§ Work required
Copy exactly the lines that run from the top of the listing to the line containing "-15, -20, -25];", both ends included, and omit the pictures.

§ Material provided
>> begin

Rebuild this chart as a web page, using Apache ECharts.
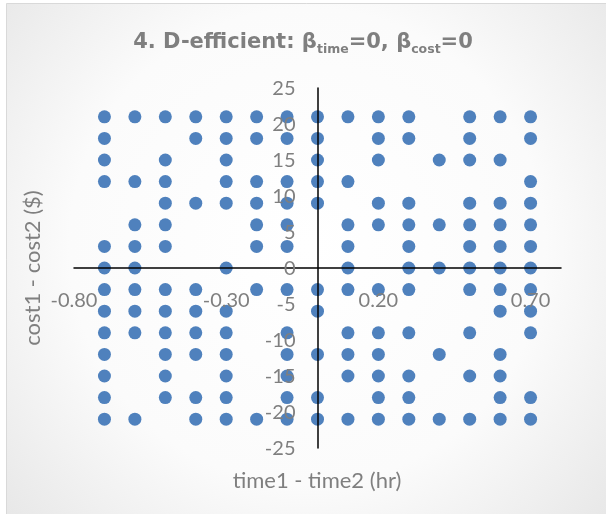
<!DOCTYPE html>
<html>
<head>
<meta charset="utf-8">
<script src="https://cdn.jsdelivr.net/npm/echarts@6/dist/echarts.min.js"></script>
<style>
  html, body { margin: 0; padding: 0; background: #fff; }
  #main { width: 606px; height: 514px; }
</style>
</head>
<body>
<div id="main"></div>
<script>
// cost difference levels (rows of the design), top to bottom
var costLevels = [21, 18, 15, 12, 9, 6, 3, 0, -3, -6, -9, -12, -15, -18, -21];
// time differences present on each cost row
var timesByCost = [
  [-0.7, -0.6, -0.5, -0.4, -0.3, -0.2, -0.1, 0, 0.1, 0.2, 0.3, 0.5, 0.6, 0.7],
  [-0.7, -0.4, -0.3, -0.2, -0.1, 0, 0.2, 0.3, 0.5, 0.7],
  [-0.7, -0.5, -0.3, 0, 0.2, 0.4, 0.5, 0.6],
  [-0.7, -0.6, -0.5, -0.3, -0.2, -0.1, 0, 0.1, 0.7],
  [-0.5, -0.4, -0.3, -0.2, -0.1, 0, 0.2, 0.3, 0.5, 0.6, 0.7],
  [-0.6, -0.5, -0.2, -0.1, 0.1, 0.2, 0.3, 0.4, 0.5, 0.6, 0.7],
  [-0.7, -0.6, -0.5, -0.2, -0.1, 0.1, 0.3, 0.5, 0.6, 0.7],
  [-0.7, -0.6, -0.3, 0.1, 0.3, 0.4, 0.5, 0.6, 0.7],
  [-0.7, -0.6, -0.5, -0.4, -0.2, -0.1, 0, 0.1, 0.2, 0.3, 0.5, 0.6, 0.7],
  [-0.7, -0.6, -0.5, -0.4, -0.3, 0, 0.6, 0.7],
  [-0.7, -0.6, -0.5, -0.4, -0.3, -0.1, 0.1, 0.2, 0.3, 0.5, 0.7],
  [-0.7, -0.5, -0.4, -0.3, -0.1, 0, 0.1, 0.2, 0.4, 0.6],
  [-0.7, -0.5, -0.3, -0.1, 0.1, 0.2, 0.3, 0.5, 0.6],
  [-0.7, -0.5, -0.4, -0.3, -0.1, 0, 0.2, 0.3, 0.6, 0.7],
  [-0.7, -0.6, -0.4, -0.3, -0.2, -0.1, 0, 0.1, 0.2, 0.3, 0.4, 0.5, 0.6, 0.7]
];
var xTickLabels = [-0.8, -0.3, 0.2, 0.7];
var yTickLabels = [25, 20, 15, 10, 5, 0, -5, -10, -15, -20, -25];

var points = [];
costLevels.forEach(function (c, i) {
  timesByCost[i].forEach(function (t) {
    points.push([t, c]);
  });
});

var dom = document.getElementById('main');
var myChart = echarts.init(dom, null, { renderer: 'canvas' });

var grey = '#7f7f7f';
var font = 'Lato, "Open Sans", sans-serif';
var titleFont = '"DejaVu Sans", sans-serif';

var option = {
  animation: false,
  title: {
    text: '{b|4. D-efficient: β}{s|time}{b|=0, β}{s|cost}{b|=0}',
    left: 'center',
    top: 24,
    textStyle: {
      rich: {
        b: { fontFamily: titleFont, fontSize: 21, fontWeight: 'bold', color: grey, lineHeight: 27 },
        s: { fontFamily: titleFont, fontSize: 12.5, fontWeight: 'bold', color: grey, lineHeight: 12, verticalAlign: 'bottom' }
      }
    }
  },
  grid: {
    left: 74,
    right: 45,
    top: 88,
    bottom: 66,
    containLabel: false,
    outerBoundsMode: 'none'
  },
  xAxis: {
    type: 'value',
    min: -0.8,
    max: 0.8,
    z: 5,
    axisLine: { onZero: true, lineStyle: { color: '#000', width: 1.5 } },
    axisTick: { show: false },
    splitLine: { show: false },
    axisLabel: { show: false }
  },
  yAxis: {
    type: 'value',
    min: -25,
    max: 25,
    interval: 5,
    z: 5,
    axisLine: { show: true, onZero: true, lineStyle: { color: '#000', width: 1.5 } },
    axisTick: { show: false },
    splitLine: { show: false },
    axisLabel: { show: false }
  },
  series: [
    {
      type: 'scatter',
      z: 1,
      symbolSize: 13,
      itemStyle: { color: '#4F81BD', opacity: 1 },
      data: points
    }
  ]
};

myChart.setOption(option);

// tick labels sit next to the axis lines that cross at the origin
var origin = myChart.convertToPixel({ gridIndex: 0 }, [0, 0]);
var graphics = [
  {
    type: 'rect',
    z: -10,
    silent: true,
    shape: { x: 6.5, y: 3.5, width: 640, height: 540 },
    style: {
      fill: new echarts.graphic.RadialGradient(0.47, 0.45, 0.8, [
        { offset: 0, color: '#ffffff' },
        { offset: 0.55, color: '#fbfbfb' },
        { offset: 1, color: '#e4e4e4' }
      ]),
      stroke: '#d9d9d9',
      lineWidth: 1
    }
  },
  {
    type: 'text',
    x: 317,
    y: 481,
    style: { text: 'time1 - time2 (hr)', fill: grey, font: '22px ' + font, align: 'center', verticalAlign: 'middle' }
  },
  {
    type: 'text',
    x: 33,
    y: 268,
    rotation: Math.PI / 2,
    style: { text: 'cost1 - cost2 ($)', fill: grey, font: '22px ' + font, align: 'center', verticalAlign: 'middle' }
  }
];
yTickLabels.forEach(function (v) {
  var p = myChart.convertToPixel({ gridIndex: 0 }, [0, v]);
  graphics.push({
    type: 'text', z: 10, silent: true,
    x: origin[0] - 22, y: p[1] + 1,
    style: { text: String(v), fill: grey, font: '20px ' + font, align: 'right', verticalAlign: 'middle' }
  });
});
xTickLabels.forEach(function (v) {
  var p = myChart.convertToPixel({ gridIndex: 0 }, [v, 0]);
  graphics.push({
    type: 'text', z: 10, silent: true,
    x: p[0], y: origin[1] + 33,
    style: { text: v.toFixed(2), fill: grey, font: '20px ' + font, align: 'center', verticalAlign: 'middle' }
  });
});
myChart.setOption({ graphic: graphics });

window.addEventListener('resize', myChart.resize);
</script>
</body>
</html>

>> end

§ Final result
Rebuild this chart as a web page, using Apache ECharts.
<!DOCTYPE html>
<html>
<head>
<meta charset="utf-8">
<script src="https://cdn.jsdelivr.net/npm/echarts@6/dist/echarts.min.js"></script>
<style>
  html, body { margin: 0; padding: 0; background: #fff; }
  #main { width: 606px; height: 514px; }
</style>
</head>
<body>
<div id="main"></div>
<script>
// cost difference levels (rows of the design), top to bottom
var costLevels = [21, 18, 15, 12, 9, 6, 3, 0, -3, -6, -9, -12, -15, -18, -21];
// time differences present on each cost row
var timesByCost = [
  [-0.7, -0.6, -0.5, -0.4, -0.3, -0.2, -0.1, 0, 0.1, 0.2, 0.3, 0.5, 0.6, 0.7],
  [-0.7, -0.4, -0.3, -0.2, -0.1, 0, 0.2, 0.3, 0.5, 0.7],
  [-0.7, -0.5, -0.3, 0, 0.2, 0.4, 0.5, 0.6],
  [-0.7, -0.6, -0.5, -0.3, -0.2, -0.1, 0, 0.1, 0.7],
  [-0.5, -0.4, -0.3, -0.2, -0.1, 0, 0.2, 0.3, 0.5, 0.6, 0.7],
  [-0.6, -0.5, -0.2, -0.1, 0.1, 0.2, 0.3, 0.4, 0.5, 0.6, 0.7],
  [-0.7, -0.6, -0.5, -0.2, -0.1, 0.1, 0.3, 0.5, 0.6, 0.7],
  [-0.7, -0.6, -0.3, 0.1, 0.3, 0.4, 0.5, 0.6, 0.7],
  [-0.7, -0.6, -0.5, -0.4, -0.2, -0.1, 0, 0.1, 0.2, 0.3, 0.5, 0.6, 0.7],
  [-0.7, -0.6, -0.5, -0.4, -0.3, 0, 0.6, 0.7],
  [-0.7, -0.6, -0.5, -0.4, -0.3, -0.1, 0.1, 0.2, 0.3, 0.5, 0.7],
  [-0.7, -0.5, -0.4, -0.3, -0.1, 0, 0.1, 0.2, 0.4, 0.6],
  [-0.7, -0.5, -0.3, -0.1, 0.1, 0.2, 0.3, 0.5, 0.6],
  [-0.7, -0.5, -0.4, -0.3, -0.1, 0, 0.2, 0.3, 0.6, 0.7],
  [-0.7, -0.6, -0.4, -0.3, -0.2, -0.1, 0, 0.1, 0.2, 0.3, 0.4, 0.5, 0.6, 0.7]
];
var xTickLabels = [-0.8, -0.3, 0.2, 0.7];
var yTickLabels = [25, 20, 15, 10, 5, 0, -5, -10, -15, -20, -25];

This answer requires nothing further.